What rules, restrictions and ongoing obligations govern the operations of gambling establishments (eg, reporting and monitoring requirements, customer due diligence)? What are the penalties for non-compliance?

No person may operate a gaming establishment unless they have a valid authorisation to do so. In order to be eligible for MGA authorisation, persons must comply with all of the provisions in the Gaming Premises Regulations, along with any other ad hoc requirements that the MGA may prescribe.

In addition, there must be no more than one gaming establishment within a single venue or building. Further rules apply in respect of controlled gaming premises (as set out in ‘Zoning restrictions’ above).

Applications for the approval of proposed locations to be used as controlled gaming premises must be accompanied by:

  • a reference to the relevant licence (or application number) held by the applicant;
  • the relevant planning authority permit; and
  • a 1:100-scale plan of the premises, which must comply with the relevant provisions set out in the Gaming Premises Regulations.

The MGA will approve only controlled gaming premises that satisfy the relevant requirements, including that the premises:

  • are operated, managed or otherwise controlled by persons which are deemed to be fit and proper by the MGA;
  • have adequate restricted access controls and are not directly accessible from any other premises which are not included in the site plans or visible to passing pedestrian traffic;
  • contain no more than one gaming device per two square metres (and no more than 10 gaming devices in aggregate) in the area in which the playing of games through gaming devices is designed to take place;
  • are operated in such a manner as to ensure that all players are registered;
  • are operated in such a manner as to ensure that at all times the gaming devices are made available for use, hosting or operation in a secure, safe and proper manner; and
  • are structured and operated in a manner which ensures that during the opening hours of the premises (no earlier than 11:00am and no later than 11:00pm), the area in which the playing of games is designed to take place is constantly supervised by employees.

Non-compliance with these provisions may result in an administrative fine of up to €25,000, up to €500 for each day that the breach persists or both.

Ongoing obligations Gaming establishments must register all players on their entry into the establishment and before they make use of its gaming service.

The Gaming Premises Regulations provide for the self-exclusion of players, which operators of gaming premises must make readily available to players.
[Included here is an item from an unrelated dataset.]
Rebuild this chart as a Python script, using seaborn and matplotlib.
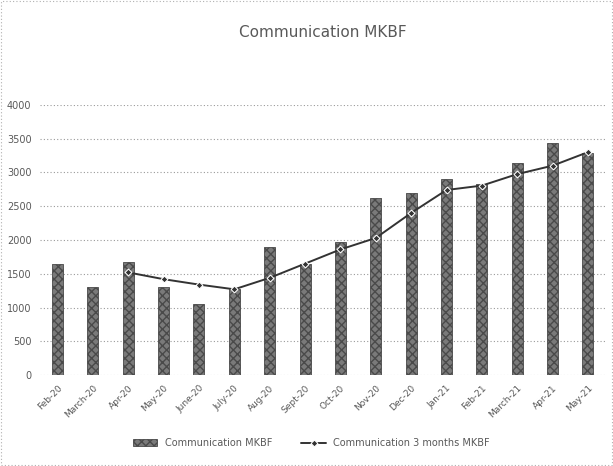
import numpy as np
import pandas as pd
import matplotlib
matplotlib.use('Agg')
import matplotlib.pyplot as plt
import seaborn as sns

months = ['Feb-20', 'March-20', 'Apr-20', 'May-20', 'June-20', 'July-20',
          'Aug-20', 'Sept-20', 'Oct-20', 'Nov-20', 'Dec-20', 'Jan-21',
          'Feb-21', 'March-21', 'Apr-21', 'May-21']
mkbf = [1650, 1310, 1680, 1310, 1060, 1280, 1890, 1650,
        1970, 2620, 2690, 2910, 2830, 3140, 3440, 3290]
mkbf_3m = [np.nan, np.nan, 1520, 1420, 1340, 1270, 1440, 1650,
           1860, 2030, 2400, 2740, 2805, 2975, 3100, 3300]
yticks = [0, 500, 1000, 1500, 2000, 2500, 3000, 3500, 4000]

df = pd.DataFrame({'month': months, 'mkbf': mkbf, 'mkbf_3m': mkbf_3m})
df['pos'] = range(len(df))

sns.set_style('white')
plt.rcParams['font.family'] = ['DejaVu Sans']

fig = plt.figure(figsize=(6.13, 4.66), dpi=100)
ax = fig.add_axes([0.065, 0.195, 0.923, 0.58])

sns.barplot(data=df, x='pos', y='mkbf', color='#7a7a7a', width=0.31,
            saturation=1, ax=ax, label='Communication MKBF', zorder=2,
            edgecolor='#4a4a4a', linewidth=0.6, hatch='xxxx')
sns.lineplot(data=df, x='pos', y='mkbf_3m', color='#333333', lw=1.4,
             marker='D', markersize=3.5, ax=ax,
             label='Communication 3 months MKBF', zorder=3)

ax.set_xlim(-0.5, len(months) - 0.5)
ax.set_ylim(0, 4000)
ax.set_yticks(yticks)
ax.set_yticklabels([str(v) for v in yticks], fontsize=7, color='#595959')
ax.set_xticks(range(len(months)))
ax.set_xticklabels(months, rotation=45, ha='right', rotation_mode='anchor',
                   fontsize=6.5, color='#595959')
ax.tick_params(axis='both', length=0, pad=6)
ax.set_xlabel('')
ax.set_ylabel('')
ax.grid(axis='y', linestyle=(0, (1, 2)), color='#9a9a9a', lw=0.8, zorder=0)
for s in ax.spines.values():
    s.set_visible(False)
ax.set_title('Communication MKBF', fontsize=11, color='#595959', pad=49)

# bars first, then line, like the original legend
handles, labels = ax.get_legend_handles_labels()
order = [labels.index('Communication MKBF'),
         labels.index('Communication 3 months MKBF')]
ax.legend([handles[i] for i in order], [labels[i] for i in order],
          loc='upper center', bbox_to_anchor=(0.48, -0.2), ncol=2,
          frameon=False, fontsize=7, handlelength=2.5,
          columnspacing=3, labelcolor='#595959')

fig.patches.append(plt.Rectangle((0.002, 0.002), 0.996, 0.996,
                                 transform=fig.transFigure, fill=False,
                                 edgecolor='#b0b0b0', lw=0.8,
                                 linestyle=(0, (1, 2))))

fig.savefig('out.png', dpi=100)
The self-exclusion procedure entails the submission of a form, which is vetted by the operator to ensure that any required information and documentation has been provided by the player. Further, operators must notify the MGA of such self-exclusion and ensure that they have access at all times to the MGA’s unified self-exclusion database. Any interested person may also submit a self-exclusion for a pathological gambler.

Failure by an operator to adhere to the self-exclusion provisions constitutes a criminal offence and may result in a fine ranging from €10,000 to €500,000, up to five years’ imprisonment or both.

Taxes

What tax liabilities arise for gambling establishments?
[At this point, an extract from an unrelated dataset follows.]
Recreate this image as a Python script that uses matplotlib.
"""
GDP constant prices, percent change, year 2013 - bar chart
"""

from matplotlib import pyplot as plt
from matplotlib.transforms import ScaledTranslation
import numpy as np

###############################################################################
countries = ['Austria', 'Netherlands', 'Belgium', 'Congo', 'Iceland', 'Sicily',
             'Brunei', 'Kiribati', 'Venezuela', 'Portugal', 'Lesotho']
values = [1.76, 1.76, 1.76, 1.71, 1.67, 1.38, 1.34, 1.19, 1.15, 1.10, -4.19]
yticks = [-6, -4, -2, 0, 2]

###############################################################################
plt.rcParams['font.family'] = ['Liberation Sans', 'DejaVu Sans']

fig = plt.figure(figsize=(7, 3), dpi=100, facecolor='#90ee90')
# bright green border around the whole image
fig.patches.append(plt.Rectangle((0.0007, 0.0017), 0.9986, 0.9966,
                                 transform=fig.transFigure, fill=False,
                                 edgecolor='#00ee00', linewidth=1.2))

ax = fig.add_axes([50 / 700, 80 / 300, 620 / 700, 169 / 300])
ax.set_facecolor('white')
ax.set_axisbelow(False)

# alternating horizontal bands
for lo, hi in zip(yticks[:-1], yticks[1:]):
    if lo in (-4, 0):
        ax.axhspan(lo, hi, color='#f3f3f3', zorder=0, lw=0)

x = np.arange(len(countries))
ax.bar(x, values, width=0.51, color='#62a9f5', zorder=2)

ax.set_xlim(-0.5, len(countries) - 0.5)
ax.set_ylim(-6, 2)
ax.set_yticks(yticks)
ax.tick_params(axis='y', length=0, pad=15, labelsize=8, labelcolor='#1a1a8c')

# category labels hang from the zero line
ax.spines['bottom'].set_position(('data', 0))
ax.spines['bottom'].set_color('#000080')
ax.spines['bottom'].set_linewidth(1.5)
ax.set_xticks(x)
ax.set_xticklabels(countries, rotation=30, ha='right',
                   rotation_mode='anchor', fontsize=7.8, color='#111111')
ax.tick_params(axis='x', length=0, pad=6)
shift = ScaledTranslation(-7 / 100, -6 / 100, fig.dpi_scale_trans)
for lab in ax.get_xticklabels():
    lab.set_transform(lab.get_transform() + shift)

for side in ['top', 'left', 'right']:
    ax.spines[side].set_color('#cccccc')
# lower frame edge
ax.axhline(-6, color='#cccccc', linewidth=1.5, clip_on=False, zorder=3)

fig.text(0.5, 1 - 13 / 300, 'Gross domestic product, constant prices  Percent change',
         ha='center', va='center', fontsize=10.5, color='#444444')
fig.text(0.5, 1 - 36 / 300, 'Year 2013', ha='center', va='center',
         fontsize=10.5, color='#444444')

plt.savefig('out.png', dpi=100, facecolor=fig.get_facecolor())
Under the outgoing legislation, each type of gaming establishment is subject to its own specific tax treatment.

 

The MGA has completely overhauled gaming tax. Under the Gaming Tax Regulations (SL 583.10 of the Laws of Malta), all business-to-consumer operators (irrespective of the gaming vertical) will be subject to a gaming tax of 5% of the gaming revenue derived from end customers. In addition, licensees carrying out online gaming activities are subject to a compliance contribution under the Gaming Licence Fees Regulations (SL 583.03 of the Laws of Malta). Contributions vary depending on the type of game and annual gaming revenue, as set out below.

Type 1 gaming services (minimum = €15,000; maximum = €375,000)

 

1.25%

For every euro (FEE) of the first €3 million

1%

FEE of the next €4.5 million

0.85%

FEE of the next €5 million

0.70%

FEE of the next €7.5 million

0.55%

FEE of the next €10 million

0.40%

FEE of the remainder

Type 2 gaming services (minimum = €25,000; maximum = €600,000)

4%

FEE of the first €3 million

3%

FEE of the next €4.5 million

2%

FEE of the next €5 million

1%

FEE of the next €7.5 million

0.80%

FEE of the next €10 million

0.60%

FEE of the next €10 million

0.40%

FEE of the remainder

Type 3 gaming services (minimum = €25,000; maximum = €500,000)

4%

FEE of the first €2 million

3%

FEE of the next €3 million

2%

FEE of the next €5 million

1%

FEE of the next €5 million

0.80%

FEE of the next €5 million

0.60%

FEE of the next €10 million

0.40%

FEE of the remainder

Type 4 gaming services (minimum = €5,000; maximum = €500,000)

0.5%

FEE of the first €2 million

0.75%

FEE of the next €3 million

1%

FEE of the next €5 million

1.25%

FEE of the next €5 million

1.50%

FEE of the next €5 million

1.75%

FEE of the next €10 million

2%

FEE of the remainder

Critical gaming supplies (annual licence fee, not compliance contribution)

€25,000

Annual revenue for Types 1 to 3 = less than €5 million

€30,000

Annual revenue for Types 1 to 3  = €5 million to €10 million

€35,000

Annual revenue for Types 1 to 3  = more than €10 million

€10,000

Providers supplying solely Type 4 gaming supplies

 

Further, licensees providing Type 1 to 3 gaming services must pay a non-refundable fixed annual licence fee of €25,000, whereas operators providing solely Type 4 gaming services must pay a non-refundable fixed annual licence fee of €10,000.

Compliance

What best practices are advised in order to ensure compliance with the relevant regulations?

To date, there are no officially recognised gaming best practices in Malta. However, the MGA occasionally issues guidance notes, and licensees are generally encouraged to consult the MGA if they are uncertain of whether particular practices comply with the relevant regulations.